A year in the sanctuary life of a moon bear
24 January 2014
Sofie Meilvang, Bear Manager at Animals Asia's sanctuary in Chengdu, China shares her thoughts and experience on how the seasons effect the moon bears and the care they are given.
In January, which is cold and grey in Chengdu, many bears start getting sleepier. Not all of our bears go on ‘”winter lock down” (WLD), a term that we use for bears shut inside the dens during the winter time. It varies from individual to individual and also from year to year. Signs of being ready for WLD also vary.
Some bears will start getting up later in the morning, their appetite will decrease and they will miss calls to go back inside as they will be snoozing in the enclosure. Some will start building nests and can sometimes seem a bit vacant or confused. It can be hard to move them between dens or weigh them, as they can suddenly forget why they are moving around or are in a weigh cage. Often they will just sit down and take a long time to move.

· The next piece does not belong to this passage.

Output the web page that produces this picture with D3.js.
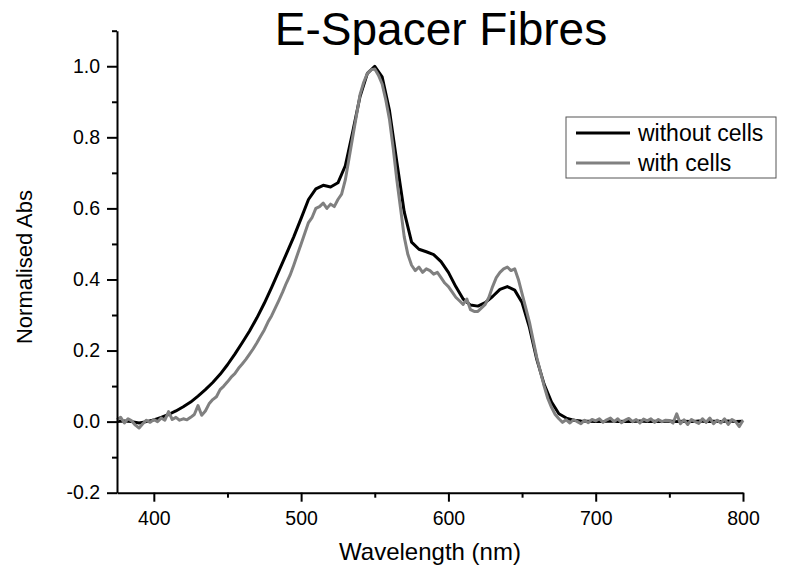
<!DOCTYPE html>
<html>
<head>
<meta charset="utf-8">
<script src="https://cdn.jsdelivr.net/npm/d3@7"></script>
<style>
  body { margin: 0; background: #fff; }
  svg { font-family: "Liberation Sans", Arial, sans-serif; }
</style>
</head>
<body>
<div id="chart"></div>
<script>
// absorbance spectra
var seriesNames = ["without cells", "with cells"];

// without cells, every 5 nm from 375 to 800
var withoutStep = 5;
var withoutCells = [
  0.0, 0.002, 0.0, -0.004, 0.0, 0.005, 0.012, 0.02, 0.03, 0.042,
  0.055, 0.072, 0.09, 0.11, 0.133, 0.16, 0.19, 0.222, 0.255, 0.292,
  0.333, 0.378, 0.425, 0.472, 0.52, 0.572, 0.625, 0.655, 0.665, 0.66,
  0.672, 0.72, 0.815, 0.915, 0.98, 1.0, 0.97, 0.875, 0.73, 0.59,
  0.505, 0.485, 0.478, 0.47, 0.45, 0.42, 0.38, 0.345, 0.328, 0.325,
  0.335, 0.352, 0.372, 0.38, 0.37, 0.335, 0.265, 0.175, 0.105, 0.055,
  0.022, 0.01, 0.004, 0.002, 0.001, 0.0, 0.0, 0.002, 0.0, 0.001,
  0.0, 0.002, 0.0, 0.001, 0.0, 0.002, 0.0, 0.001, 0.0, 0.002,
  0.0, 0.001, 0.0, 0.002, 0.0, 0.001
];

// with cells, every 2.5 nm from 375 to 800 (noisier trace)
var withStep = 2.5;
var withCells = [
  0.005, 0.012, -0.004, 0.008, 0.002, -0.01, -0.018, -0.006, 0.004, -0.002,
  0.006, 0.0, 0.01, 0.004, 0.028, 0.006, 0.012, 0.004, 0.008, 0.005,
  0.012, 0.02, 0.045, 0.018, 0.03, 0.05, 0.062, 0.07, 0.09, 0.1,
  0.112, 0.125, 0.135, 0.15, 0.162, 0.175, 0.19, 0.205, 0.222, 0.24,
  0.258, 0.28, 0.298, 0.32, 0.342, 0.365, 0.39, 0.412, 0.44, 0.47,
  0.5, 0.53, 0.56, 0.575, 0.6, 0.605, 0.615, 0.6, 0.612, 0.605,
  0.625, 0.64, 0.68, 0.74, 0.8, 0.86, 0.92, 0.955, 0.98, 0.99,
  0.992, 0.975, 0.95, 0.905, 0.85, 0.77, 0.68, 0.6, 0.52, 0.47,
  0.44, 0.425, 0.435, 0.42, 0.43, 0.425, 0.415, 0.42, 0.405, 0.39,
  0.38, 0.365, 0.35, 0.34, 0.33, 0.345, 0.315, 0.31, 0.31, 0.32,
  0.33, 0.35, 0.38, 0.405, 0.42, 0.43, 0.435, 0.425, 0.43, 0.4,
  0.36, 0.32, 0.28, 0.23, 0.18, 0.14, 0.1, 0.065, 0.04, 0.02,
  0.008, -0.002, 0.005, -0.004, 0.006, 0.0, -0.006, 0.004, -0.003, 0.006,
  0.002, 0.008, -0.002, 0.005, 0.01, 0.0, 0.008, -0.003, 0.004, 0.009,
  0.0, 0.006, -0.004, 0.007, 0.002, 0.008, -0.002, 0.006, 0.0, 0.004,
  0.003, -0.004, 0.022, -0.006, 0.005, -0.008, 0.006, 0.0, -0.005, 0.008,
  -0.002, 0.01, -0.006, 0.004, -0.004, 0.008, -0.008, 0.006, 0.0, -0.014,
  0.004
];

var xTicks = [400, 500, 600, 700, 800];
var xMinor = [450, 550, 650, 750];
var yTicks = [-0.2, 0.0, 0.2, 0.4, 0.6, 0.8, 1.0];
var yMinor = [-0.1, 0.1, 0.3, 0.5, 0.7, 0.9, 1.1];

var width = 809, height = 576;
var plotLeft = 117, plotRight = 743, plotTop = 30.7, plotBottom = 492.7;

var x = d3.scaleLinear().domain([375, 800]).range([plotLeft, plotRight]);
var y = d3.scaleLinear().domain([-0.2, 1.1]).range([plotBottom, plotTop]);

var svg = d3.select("#chart").append("svg")
    .attr("width", width)
    .attr("height", height);

function toPoints(vals, step) {
    return vals.map(function(v, i) { return { nm: 375 + i * step, v: v }; });
}

var line = d3.line()
    .x(function(d) { return x(d.nm); })
    .y(function(d) { return y(d.v); });

svg.append("path")
    .datum(toPoints(withoutCells, withoutStep))
    .attr("d", line)
    .attr("fill", "none")
    .attr("stroke", "#000")
    .attr("stroke-width", 3)
    .attr("stroke-linejoin", "round");

svg.append("path")
    .datum(toPoints(withCells, withStep))
    .attr("d", line)
    .attr("fill", "none")
    .attr("stroke", "#808080")
    .attr("stroke-width", 3)
    .attr("stroke-linejoin", "round");

// plain hyphen for negatives, like the original
var yFmt = function(d) { return d3.format(".1f")(d).replace("\u2212", "-"); };

// axes, major + minor ticks
svg.append("g")
    .attr("transform", "translate(0," + plotBottom + ")")
    .call(d3.axisBottom(x).tickValues(xTicks).tickSize(9).tickSizeOuter(0).tickPadding(9)
        .tickFormat(d3.format("d")));
svg.append("g")
    .attr("transform", "translate(0," + plotBottom + ")")
    .call(d3.axisBottom(x).tickValues(xMinor).tickSize(5).tickSizeOuter(0).tickFormat(""))
    .select(".domain").remove();

svg.append("g")
    .attr("transform", "translate(" + plotLeft + ",0)")
    .call(d3.axisLeft(y).tickValues(yTicks).tickSize(10).tickSizeOuter(0).tickPadding(7)
        .tickFormat(yFmt));
svg.append("g")
    .attr("transform", "translate(" + plotLeft + ",0)")
    .call(d3.axisLeft(y).tickValues(yMinor).tickSize(5).tickSizeOuter(0).tickFormat(""))
    .select(".domain").remove();

svg.selectAll(".domain, .tick line")
    .attr("stroke", "#000")
    .attr("stroke-width", 2);
svg.selectAll(".tick text")
    .attr("fill", "#000")
    .style("font-size", "19.5px")
    .style("font-family", "Liberation Sans, Arial, sans-serif");

// titles
svg.append("text")
    .attr("x", 441)
    .attr("y", 45)
    .attr("text-anchor", "middle")
    .style("font-size", "46px")
    .text("E-Spacer Fibres");

svg.append("text")
    .attr("x", 430)
    .attr("y", 560)
    .attr("text-anchor", "middle")
    .style("font-size", "24px")
    .text("Wavelength (nm)");

svg.append("text")
    .attr("transform", "translate(32,267) rotate(-90)")
    .attr("text-anchor", "middle")
    .style("font-size", "22px")
    .text("Normalised Abs");

// legend
var legend = svg.append("g").attr("transform", "translate(566,117)");
legend.append("rect")
    .attr("width", 210)
    .attr("height", 61)
    .attr("fill", "#fff")
    .attr("stroke", "#555")
    .attr("stroke-width", 1);

var legendColors = ["#000", "#808080"];
seriesNames.forEach(function(name, i) {
    var ly = 16 + i * 30;
    legend.append("line")
        .attr("x1", 10).attr("x2", 64)
        .attr("y1", ly).attr("y2", ly)
        .attr("stroke", legendColors[i])
        .attr("stroke-width", 3);
    legend.append("text")
        .attr("x", 72)
        .attr("y", ly + 8)
        .style("font-size", "23px")
        .text(name);
});
</script>
</body>
</html>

Other bears will increase “stereotyping” or pace in the enclosure when they are ready for WLD.
Other bears will not show any sign of winter dormancy, but will, from one day to the next, start sleeping in the enclosure. Therefore, the whole team has to keep a very close eye on potential WLD bears. If a bear goes into hibernation in the enclosure it means that we can’t go in there to clean or set up enrichment for all the other bears.
When a bear is placed on WLD they will be shut inside the dens and given lots of bedding material such as straw, hessian sacks or dried leaves so he or she can build a nice, comfortable nest in the basket. The bears don’t get any enrichment during their WLD time, but will always be offered at least one meal a day. Some will come down to eat twice while others will eat minimally for months.
Some bears pair up during the winter and become inseparable. They will share the same basket and keep each other warm. Often, when they are done with the hibernation they will split up and only pair up when it’s getting to be “that time of year” again.
When spring approaches, the bears will slowly get more active. Some will have been on WLD for up to six months, while others only sleep inside for a few weeks. Other bears go through the whole winter without sleeping any more than normal.
When bears wake up from hibernation in the wild, there will not be a lot of food to eat yet. Their appetites reflect this. When the bears at our sanctuary wake up and are let out from WLD, their appetites will still be low and will slowly increase over the following months.
When summer hits Chengdu the bears will start becoming active again. They will spend their days climbing trees, eating the new leaves and cooling down, swimming in the pool. At this time of year the bears go on to what we call “double recall”. Twice a day the bears are recalled back to the dens so the team can set up enrichment for them. During the slower winter months, we only recall them once a day. The “double recall” has been proven to decrease the stereotyping of many of the bears, as it keeps them occupied longer.
As the season shifts into the autumn the bears’ appetites peak. The bears need lots of food and we often increase their amounts from week to week. They especially crave dog food that provides them with protein and fat that helps them build up reserves for the coming winter. We have to keep a very close eye on the bears at this time of year.
If they are not getting enough food, aggression may occur between group members. It’s a fine balance to make sure they get enough food but also are not getting too fat, which could contribute to mobility problems for the bears.
In the autumn we start feeding the bears more nuts, such as peanuts and chestnuts, to reflect what they would eat in the wild at this time of year. The nuts are given as part of the enrichment program and will be spread and hidden all over in the enclosure to encourage the bears’ foraging behavior.
In December bears’ appetites will gradually start to decrease again and the first bears will be ready to go on to WLD. Often we will see a big drop in appetite just around the beginning of the year and then we are back to where we started.